Bay Area's First Canine Mayor Memorialized

Sunol's first dog mayor to get his own statue

President-elect Barack Obama's run to the White House was something for the record books but even Mr. Obama would be impressed with the Bosco Ramos story.

Ramos, a Black Labrador and Rottweiler mix, defeated two humans to win the election as mayor of Sunol way back in 1981.  

Ramos broke the species barrier 17 years before Obama broke the race barrier.

Mayor Ramos served 13 years in office, until he died. He was interviewed on television, appeared on game shows and news reports that became controversial headlines in Communist China.     

Now the country's first non-human mayor will be immortalized in bronze. After a nationwide search, a group of Sunolians commissioned MFA Sculptor Lena Toritch to create a bronze portrait of  Ramos that will  commemorate the canine political symbol of democracy and humor.
     
The statue dedication will be held in Sunol on Friday at 4:30 p.m. at the Sunol Post Office,  11925 Main Street.

The idea of Ramos becoming mayor started as a joke amongst friends. His election quickly became world news in the early 1990’s. 

The Beijing newspaper, The People’s Daily, held up Mayor Ramos as an example of why free elections don't work.   That prompted a story about Mayor Bosco on the NBC Nightly News with Tom Brokaw.     

Then in the wake of the historical Chinese protest in Tienanmen Square,  Ramos joined Chinese students from Stanford University and UC Berkeley in protest in front of the Chinese Embassy in San Francisco.   

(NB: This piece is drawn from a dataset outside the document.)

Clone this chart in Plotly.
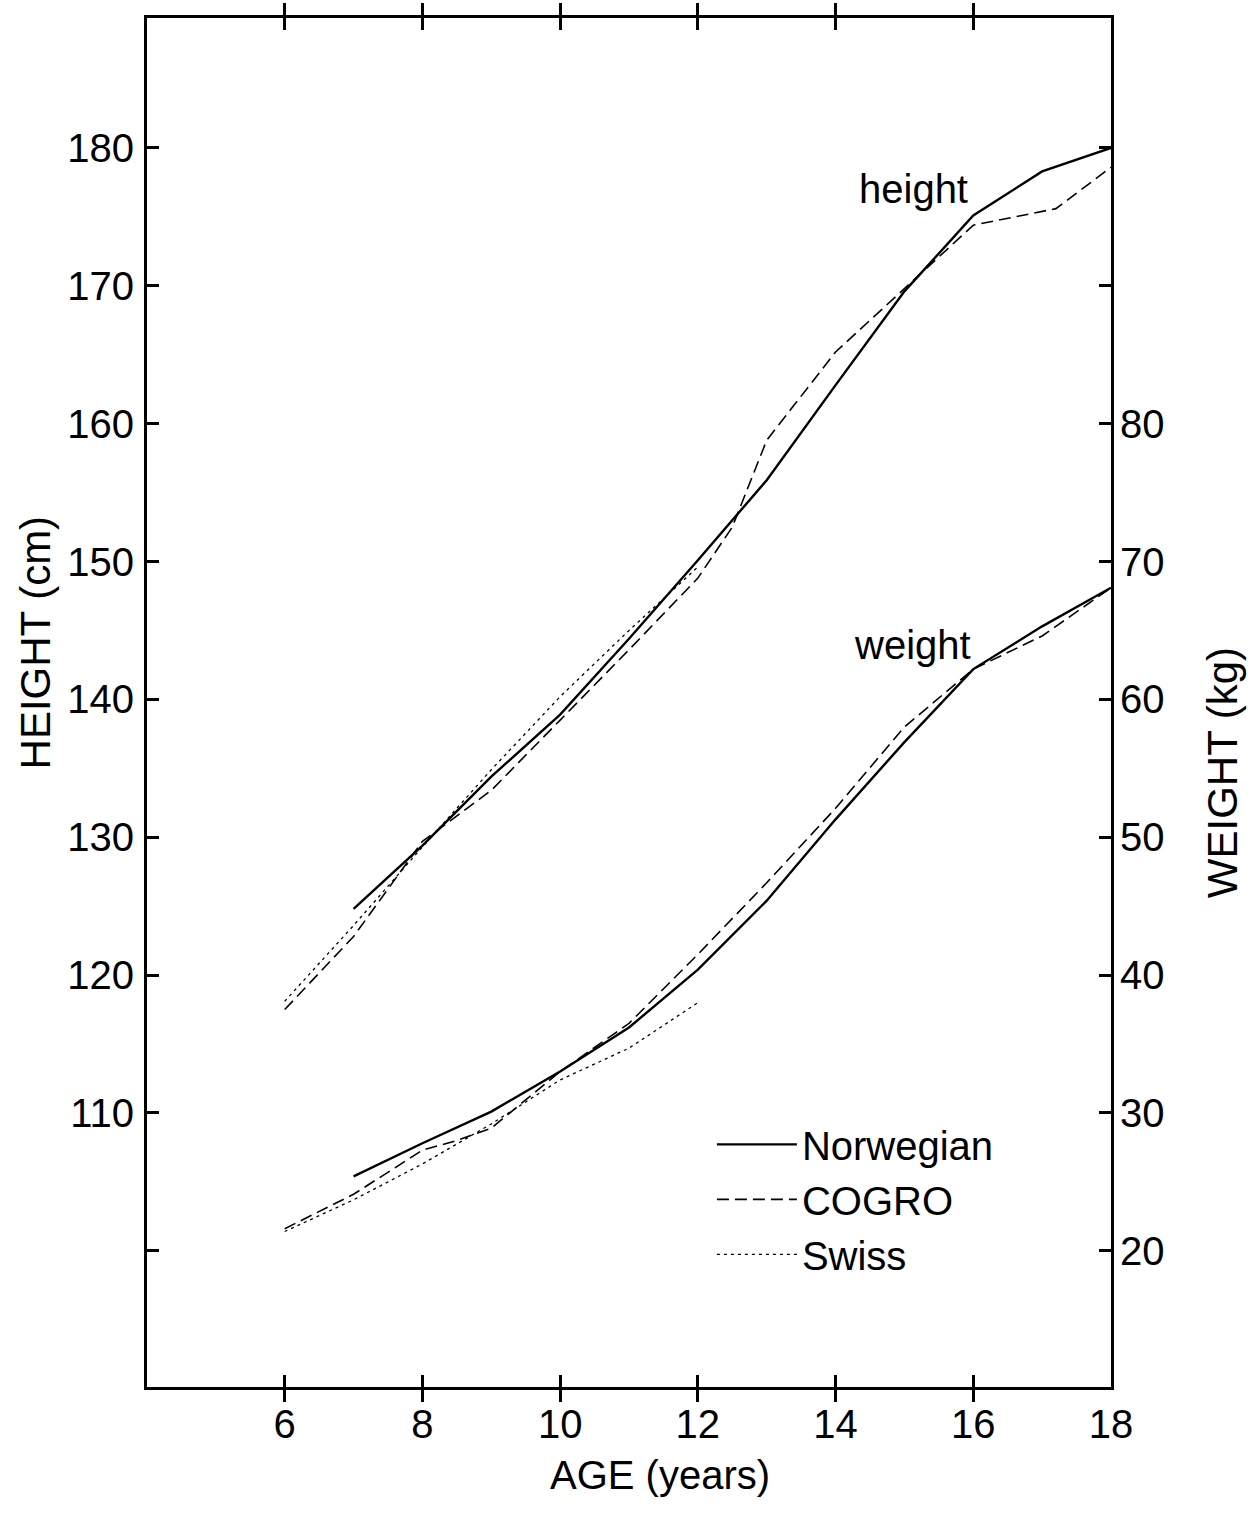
import plotly.graph_objects as go

# ---------------- data ----------------
age_nor_h = [7, 8, 9, 10, 11, 12, 13, 14, 15, 16, 17, 18]
nor_height = [124.8, 129.4, 134.4, 138.9, 144.4, 150.1, 155.9, 162.8, 169.6, 175.1, 178.3, 180.0]

age_cog_h = [6, 7, 8, 9, 10, 11, 12, 12.5, 13, 14, 15, 16, 17.2, 18]
cog_height = [117.5, 122.8, 129.7, 133.4, 138.5, 143.6, 148.8, 152.5, 158.8, 165.2, 169.8, 174.4, 175.6, 178.6]

age_swi_h = [6, 7, 8, 9, 10, 11, 12]
swi_height = [118.1, 123.6, 129.3, 134.9, 140.2, 145.0, 149.6]

age_nor_w = [7, 8, 9, 10, 11, 12, 13, 14, 15, 16, 17, 18]
nor_weight = [25.4, 27.8, 30.1, 33.0, 36.2, 40.4, 45.4, 51.3, 56.9, 62.2, 65.3, 68.1]

age_cog_w = [6, 7, 8, 8.5, 9, 10, 11, 12, 13, 14, 15, 16, 17, 18]
cog_weight = [21.6, 24.1, 27.3, 28.0, 28.9, 33.0, 36.5, 41.5, 46.7, 52.1, 58.0, 62.2, 64.6, 68.1]

age_swi_w = [6, 7, 8, 9, 10, 11, 12]
swi_weight = [21.4, 23.7, 26.3, 29.2, 32.4, 34.7, 38.0]

x_ticks = [6, 8, 10, 12, 14, 16, 18]
h_ticks = [100, 110, 120, 130, 140, 150, 160, 170, 180]
h_labels = ["", "110", "120", "130", "140", "150", "160", "170", "180"]
w_ticks = [20, 30, 40, 50, 60, 70, 80]

series_names = ["Norwegian", "COGRO", "Swiss"]

# ---------------- styles ----------------
FONT = "Liberation Sans"
styles = {
    "Norwegian": dict(color="black", width=2.4, dash="solid"),
    "COGRO": dict(color="black", width=1.6, dash="12px,6px"),
    "Swiss": dict(color="black", width=1.3, dash="3px,4px"),
}

fig = go.Figure()

height_data = {
    "Norwegian": (age_nor_h, nor_height),
    "COGRO": (age_cog_h, cog_height),
    "Swiss": (age_swi_h, swi_height),
}
weight_data = {
    "Norwegian": (age_nor_w, nor_weight),
    "COGRO": (age_cog_w, cog_weight),
    "Swiss": (age_swi_w, swi_weight),
}

for name in series_names:
    xs, ys = height_data[name]
    fig.add_trace(go.Scatter(x=xs, y=ys, mode="lines", name=name,
                             line=styles[name], showlegend=True,
                             yaxis="y"))
for name in series_names:
    xs, ys = weight_data[name]
    fig.add_trace(go.Scatter(x=xs, y=ys, mode="lines", name=name,
                             line=styles[name], showlegend=False,
                             yaxis="y2"))

axis_common = dict(showgrid=False, zeroline=False, showline=True,
                   linecolor="black", linewidth=3, ticks="inside",
                   ticklen=12, tickwidth=2.5, tickcolor="black",
                   tickfont=dict(family=FONT, size=40, color="black"))

fig.update_layout(
    width=1254, height=1530,
    margin=dict(l=147, r=143, t=18, b=143),
    paper_bgcolor="white", plot_bgcolor="white",
    font=dict(family=FONT, size=40, color="black"),
    xaxis=dict(range=[4, 18], tickvals=x_ticks, mirror="allticks",
               ticklabelstandoff=0, **axis_common),
    yaxis=dict(range=[90.12, 189.43], tickvals=h_ticks, ticktext=h_labels,
               mirror="allticks", ticklabelstandoff=2, **axis_common),
    yaxis2=dict(range=[10.12, 109.43], tickvals=w_ticks, overlaying="y",
                side="right", showgrid=False, zeroline=False, showline=False,
                ticks="", ticklabelstandoff=8,
                tickfont=dict(family=FONT, size=40, color="black")),
    legend=dict(x=0.586, y=0.201, xanchor="left", yanchor="top",
                bgcolor="rgba(0,0,0,0)", itemwidth=80,
                font=dict(family=FONT, size=40, color="black"),
                tracegroupgap=0),
    annotations=[
        dict(text="height", x=15.13, y=177.0, xref="x", yref="y",
             showarrow=False, font=dict(family=FONT, size=40)),
        dict(text="weight", x=15.12, y=143.95, xref="x", yref="y",
             showarrow=False, font=dict(family=FONT, size=40)),
        dict(text="AGE (years)", x=0.532, y=-0.064, xref="paper", yref="paper",
             xanchor="center", yanchor="middle",
             showarrow=False, font=dict(family=FONT, size=40)),
        dict(text="HEIGHT (cm)", x=-0.116, y=0.544, xref="paper", yref="paper",
             xanchor="center", yanchor="middle",
             showarrow=False, textangle=-90, font=dict(family=FONT, size=42)),
        dict(text="WEIGHT (kg)", x=1.115, y=0.449, xref="paper", yref="paper",
             xanchor="center", yanchor="middle",
             showarrow=False, textangle=-90, font=dict(family=FONT, size=42)),
    ],
)

fig.write_html("out.html")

Reporters from around the world came to Sunol to meet Mayor Ramos.  Japanese journalists interviewed the mayor and his staff and a Tibetan priest arrived at the Sunol Lounge, requesting to meet Bosco. News services in Germany and Holland carried the stories.   
    
When not representing the serious side of independence and creativity in democracy, Ramos was always a hit with Sunol residents when he led Halloween parades for Sunol Glen School, or wore his tuxedo vest to high social occasions.   

But mostly folks remember him wearing his everyday kerchief and that is how sculptor Lena Toritch has portrayed this likable canine.  

Toritch is a leading portrait sculptor who most recently created three heroic size statues for the Utah Law Enforcement Memorial at the Utah State Capital.  Her current portrait work is a life-size bust of Obama.  

Toritch mastered anatomy, composition, and technique skills as a graduate student at the St. Petersburg Academy of Fine Arts in Russia.

She left her hometown of St. Petersburg in 1995, seeking a place to express her creativity and develop her unique artistic style.  She found that place in Salt Lake City at Young Fine Art Studio, which specializes in bronze monuments.